Do raspberry plants produce more berries when they are picked?

…as opposed to when the berries rot/are eaten by bugs/dry up?

The short answer is yes. Raspberry plants reproduce largly through the ecreta of birds, bugs, rodents and sometimes humans. The ones that drop to the forest floor can sprout as well, often a raspberry patch is thick with thorned families of rasberry bushes tightly growing together. The plants themselves are quite prolific and they produce several phases of berries a season, I don’t know the exact number, I want to say 3 phases.

This is the second year for my raspberries, so far I pick about 6 a day. For all that foilage (what isn’t being eaten by Japanese beetles), you’d think I’d have more than that. I’m hopeful I’ll get enough to make a pie.
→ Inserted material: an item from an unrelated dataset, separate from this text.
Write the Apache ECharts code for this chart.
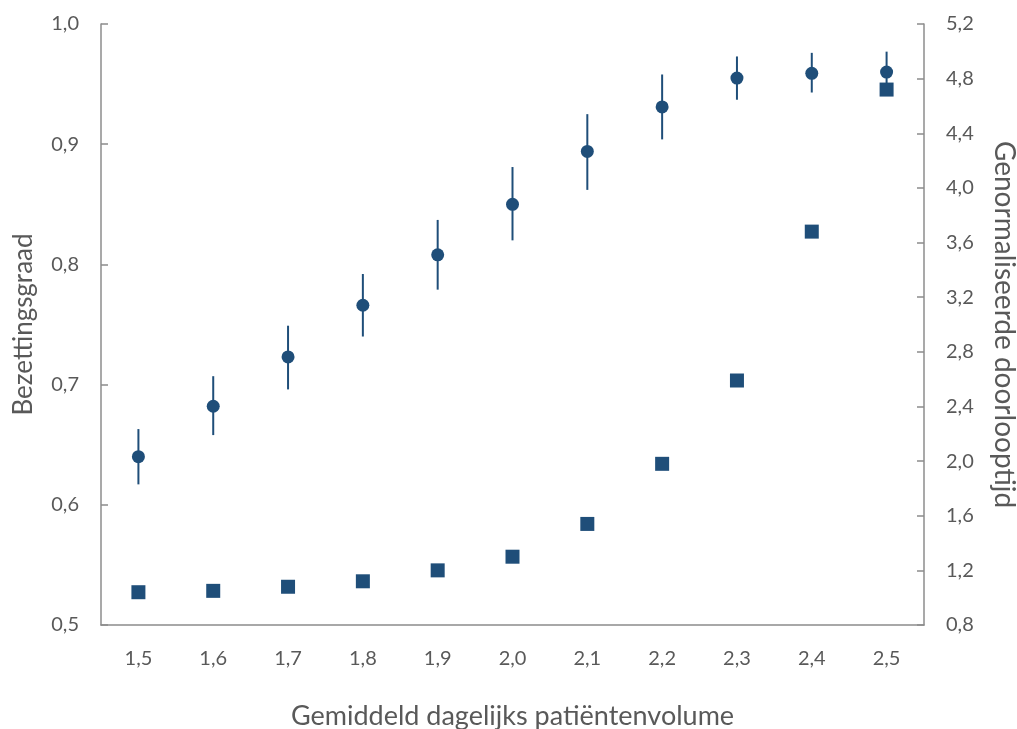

Raspberries are cane berries. The new canes that grow this year are the ones that will have berries on them next year. The canes that flower this year are last year’s new canes and will have berries and then the canes will die. So you always have new growing canes that will produce the next year, and berries growing on the canes from last year, that will die once fruiting is done.

You don’t really affect the output of the fruit bearing canes by picking them. They have already flowered by the time you see berries. If you water them after you pick the first batch of berries, the smaller berries do have a better chance of getting larger, but the canes are already in the process of dying.

There are so called ‘everbearing’ varieties that continue to flower for a longer period, but I have found that the flavor is not as good.

No.

Straight to the point, I like that.

Thanks all for your responces.
:slight_smile:

Some varieties (so called ‘autumn-fruiting’) bear fruit on the tips of the current year’s growth.